## Problem requirements
Look through the material below and count the lines with the string "this". Report only the count.

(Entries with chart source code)
— START —

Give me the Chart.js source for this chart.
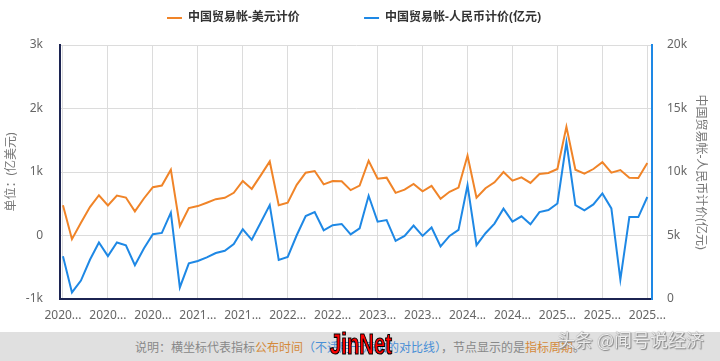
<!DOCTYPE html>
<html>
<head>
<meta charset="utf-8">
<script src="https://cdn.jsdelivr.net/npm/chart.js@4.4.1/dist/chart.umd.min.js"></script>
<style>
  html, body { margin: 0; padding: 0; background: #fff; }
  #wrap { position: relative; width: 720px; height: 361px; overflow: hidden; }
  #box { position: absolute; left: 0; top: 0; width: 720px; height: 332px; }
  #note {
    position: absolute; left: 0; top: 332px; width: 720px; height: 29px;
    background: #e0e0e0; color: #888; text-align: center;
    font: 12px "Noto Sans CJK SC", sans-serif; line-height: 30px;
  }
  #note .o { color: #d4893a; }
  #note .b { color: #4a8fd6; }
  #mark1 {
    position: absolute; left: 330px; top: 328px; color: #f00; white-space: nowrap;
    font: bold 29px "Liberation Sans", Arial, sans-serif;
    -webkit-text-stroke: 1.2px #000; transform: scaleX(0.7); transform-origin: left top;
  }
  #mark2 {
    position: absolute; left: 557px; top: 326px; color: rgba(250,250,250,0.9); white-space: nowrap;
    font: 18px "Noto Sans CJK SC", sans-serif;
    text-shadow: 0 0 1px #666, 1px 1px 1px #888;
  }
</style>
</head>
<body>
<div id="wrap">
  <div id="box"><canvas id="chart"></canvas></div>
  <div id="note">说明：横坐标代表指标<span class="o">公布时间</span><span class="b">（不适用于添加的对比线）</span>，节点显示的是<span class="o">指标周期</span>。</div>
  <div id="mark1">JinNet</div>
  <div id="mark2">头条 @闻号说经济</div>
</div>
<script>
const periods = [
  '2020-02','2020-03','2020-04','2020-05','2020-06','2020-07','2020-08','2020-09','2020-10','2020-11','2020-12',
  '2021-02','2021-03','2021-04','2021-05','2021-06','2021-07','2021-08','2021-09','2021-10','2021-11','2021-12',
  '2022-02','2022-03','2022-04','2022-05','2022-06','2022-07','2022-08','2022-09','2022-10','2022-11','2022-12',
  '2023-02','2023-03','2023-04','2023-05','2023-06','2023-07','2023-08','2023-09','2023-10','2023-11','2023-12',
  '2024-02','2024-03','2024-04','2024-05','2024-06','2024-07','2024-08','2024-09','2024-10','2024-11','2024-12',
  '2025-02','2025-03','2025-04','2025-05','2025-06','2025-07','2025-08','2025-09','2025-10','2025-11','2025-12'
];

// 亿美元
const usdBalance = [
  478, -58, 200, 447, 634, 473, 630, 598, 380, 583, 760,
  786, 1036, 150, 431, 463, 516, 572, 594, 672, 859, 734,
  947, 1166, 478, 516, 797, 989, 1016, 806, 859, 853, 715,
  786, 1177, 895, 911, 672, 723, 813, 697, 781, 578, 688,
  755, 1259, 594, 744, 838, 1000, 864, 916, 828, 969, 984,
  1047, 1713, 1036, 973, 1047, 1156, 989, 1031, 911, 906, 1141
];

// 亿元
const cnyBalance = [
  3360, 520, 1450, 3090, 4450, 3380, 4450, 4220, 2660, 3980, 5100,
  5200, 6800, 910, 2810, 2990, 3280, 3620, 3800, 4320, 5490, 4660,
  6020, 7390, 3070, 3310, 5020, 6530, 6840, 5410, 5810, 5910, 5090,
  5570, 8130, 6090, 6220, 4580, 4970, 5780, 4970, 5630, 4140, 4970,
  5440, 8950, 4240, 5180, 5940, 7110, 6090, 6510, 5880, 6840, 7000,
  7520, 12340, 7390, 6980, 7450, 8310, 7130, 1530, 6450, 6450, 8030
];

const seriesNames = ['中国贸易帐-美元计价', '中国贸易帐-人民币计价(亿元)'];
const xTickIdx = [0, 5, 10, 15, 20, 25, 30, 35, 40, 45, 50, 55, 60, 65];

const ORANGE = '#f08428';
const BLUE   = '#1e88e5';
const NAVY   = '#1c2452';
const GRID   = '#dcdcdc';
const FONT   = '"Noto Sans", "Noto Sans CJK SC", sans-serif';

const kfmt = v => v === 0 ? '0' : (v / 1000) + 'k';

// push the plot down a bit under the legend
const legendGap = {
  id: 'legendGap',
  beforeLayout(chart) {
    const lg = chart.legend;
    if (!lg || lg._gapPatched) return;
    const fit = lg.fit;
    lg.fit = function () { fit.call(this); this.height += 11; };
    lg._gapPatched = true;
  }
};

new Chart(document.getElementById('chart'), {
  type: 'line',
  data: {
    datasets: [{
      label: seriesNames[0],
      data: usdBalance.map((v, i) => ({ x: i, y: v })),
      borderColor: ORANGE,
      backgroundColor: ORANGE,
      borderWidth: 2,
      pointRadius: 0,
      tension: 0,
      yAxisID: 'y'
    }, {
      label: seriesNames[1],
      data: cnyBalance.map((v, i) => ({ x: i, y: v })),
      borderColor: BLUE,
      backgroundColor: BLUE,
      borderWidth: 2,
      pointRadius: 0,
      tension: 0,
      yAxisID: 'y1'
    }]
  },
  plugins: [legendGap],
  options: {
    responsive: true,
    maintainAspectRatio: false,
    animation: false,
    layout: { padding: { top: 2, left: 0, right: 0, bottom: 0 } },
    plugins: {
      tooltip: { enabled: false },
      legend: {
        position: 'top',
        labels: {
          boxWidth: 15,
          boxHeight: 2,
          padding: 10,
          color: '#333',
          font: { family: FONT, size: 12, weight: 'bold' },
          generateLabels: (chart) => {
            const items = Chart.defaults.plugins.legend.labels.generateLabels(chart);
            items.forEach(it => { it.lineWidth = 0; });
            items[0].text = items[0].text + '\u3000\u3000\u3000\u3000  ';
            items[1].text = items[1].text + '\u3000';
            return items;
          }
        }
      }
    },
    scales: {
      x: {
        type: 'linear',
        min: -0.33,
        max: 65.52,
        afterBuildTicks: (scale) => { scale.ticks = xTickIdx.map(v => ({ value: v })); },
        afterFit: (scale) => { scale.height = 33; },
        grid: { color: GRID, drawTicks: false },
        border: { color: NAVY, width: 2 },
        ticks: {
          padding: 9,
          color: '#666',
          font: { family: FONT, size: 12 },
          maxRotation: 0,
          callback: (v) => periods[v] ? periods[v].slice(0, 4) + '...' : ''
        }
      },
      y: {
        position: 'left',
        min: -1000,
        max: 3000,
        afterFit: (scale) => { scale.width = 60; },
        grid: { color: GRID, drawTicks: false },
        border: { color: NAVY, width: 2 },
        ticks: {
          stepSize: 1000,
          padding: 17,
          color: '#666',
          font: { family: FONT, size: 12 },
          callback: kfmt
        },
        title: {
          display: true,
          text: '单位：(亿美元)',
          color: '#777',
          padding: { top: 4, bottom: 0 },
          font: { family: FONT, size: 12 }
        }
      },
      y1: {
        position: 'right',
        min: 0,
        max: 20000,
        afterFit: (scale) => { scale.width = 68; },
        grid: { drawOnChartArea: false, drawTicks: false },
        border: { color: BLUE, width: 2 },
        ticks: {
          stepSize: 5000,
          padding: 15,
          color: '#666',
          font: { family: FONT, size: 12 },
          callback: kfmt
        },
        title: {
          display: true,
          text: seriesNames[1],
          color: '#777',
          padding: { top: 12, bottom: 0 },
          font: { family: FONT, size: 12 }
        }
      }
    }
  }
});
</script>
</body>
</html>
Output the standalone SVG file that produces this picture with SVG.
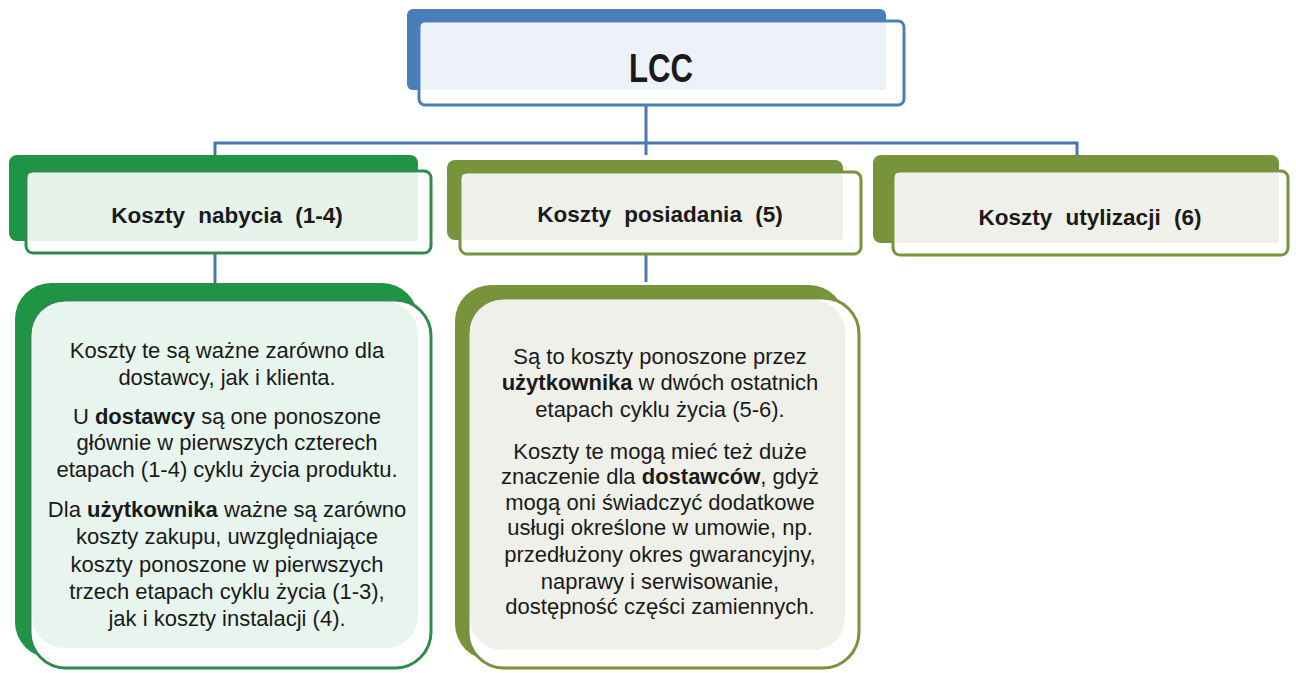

— END —

## Correct output
3